0 stars 0 forks source link

Test training strategies for `TDAgent` and report results #103

Open jbirkesteen opened 1 year ago

jbirkesteen commented 1 year ago

We should do some tests of the TDAgent soon and get an idea of what works and what doesn't. I suggest that we write some sort of report, e.g. as a jupyter notebook, where we run the appropriate training scripts and write the results. We could include/separately add a table like the one below with added columns for benchmarking results (and neptune id).

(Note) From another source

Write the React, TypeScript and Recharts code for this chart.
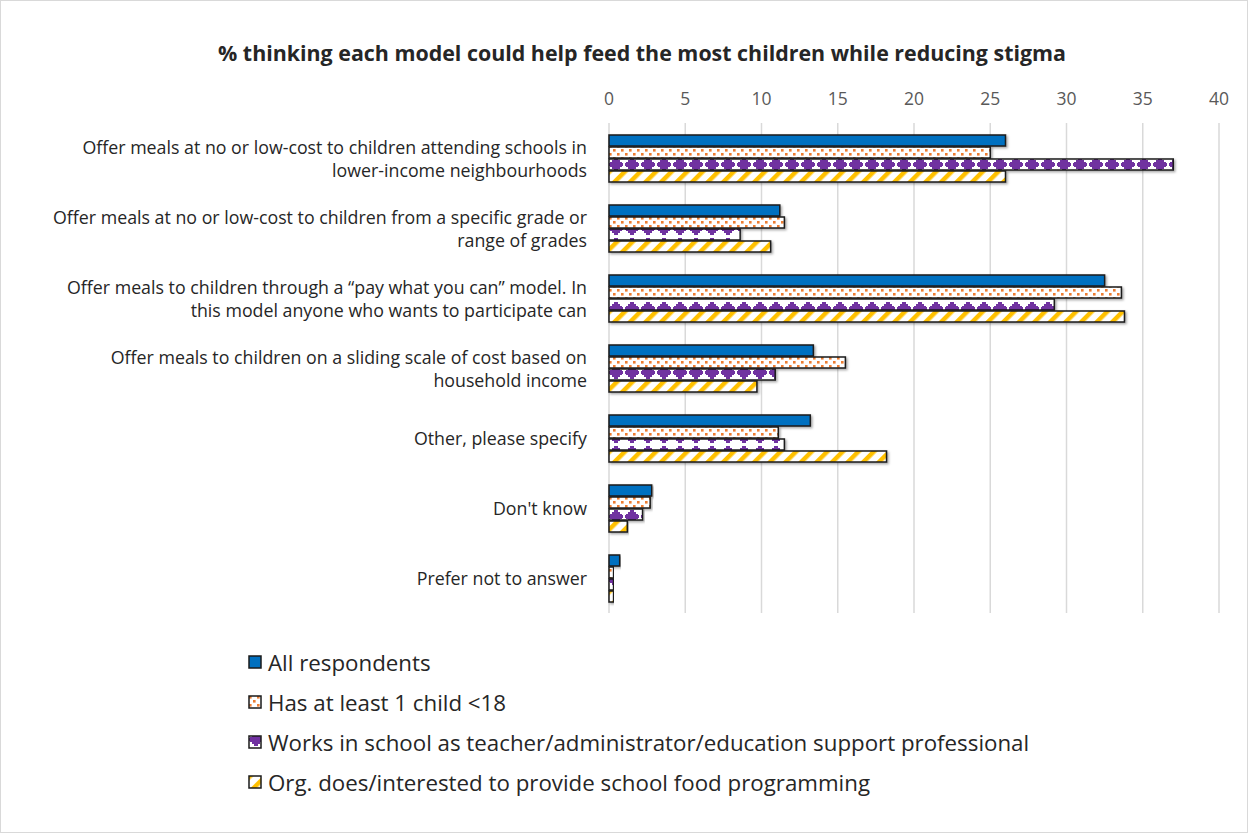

These are the hyperparameters and elements of the environment that I suggest we try out to begin with. Any thoughts? epsilon alpha Reward system Opponent
0 0.1 W=1, L=0 self (freeze each episode)
0 0.01 W=1, L=0 self (freeze each episode)
0.1 0.01* W=1, L=0 self (freeze each episode)
0.1 0.01* W=1, L=-1 self (freeze each episode)
0.1 0.01* W=1, L=-1 Minimax
0.1 0.01* W=1, L=-1 2 simultaneously training

(at * I suggest that we choose the one of 0.1 and 0.01 which worked best)

Also, how many games should we train for? Do you think 20k is enough?

Before this test, we need to solve the following issues:

jbirkesteen commented 1 year ago

@RasmusBrostroem Should we experiment with the network architecture in this issue, too? I'm thinking about just adding one hidden layer to get the interactive effects we talked about? If so, which combination of other hyperparameters in the table do you think we should try it out with?

RasmusBrostroem commented 1 year ago

@jbirkesteen I was thinking about the Lambda and gamma values also to see which effect they might have. We could do some small exploratory studies with different values, or look at how hyperparameter optimization is done in practice.

Also, I think the architecture is a good idea to think about also. Both in terms of size, but also in terms of techniques, such as creating a new agent that sees the board as a matrix, but then does some convolutions on the board to figure out patterns and such.

This might be too much though, so I would consider creating a new issue for the network architecture.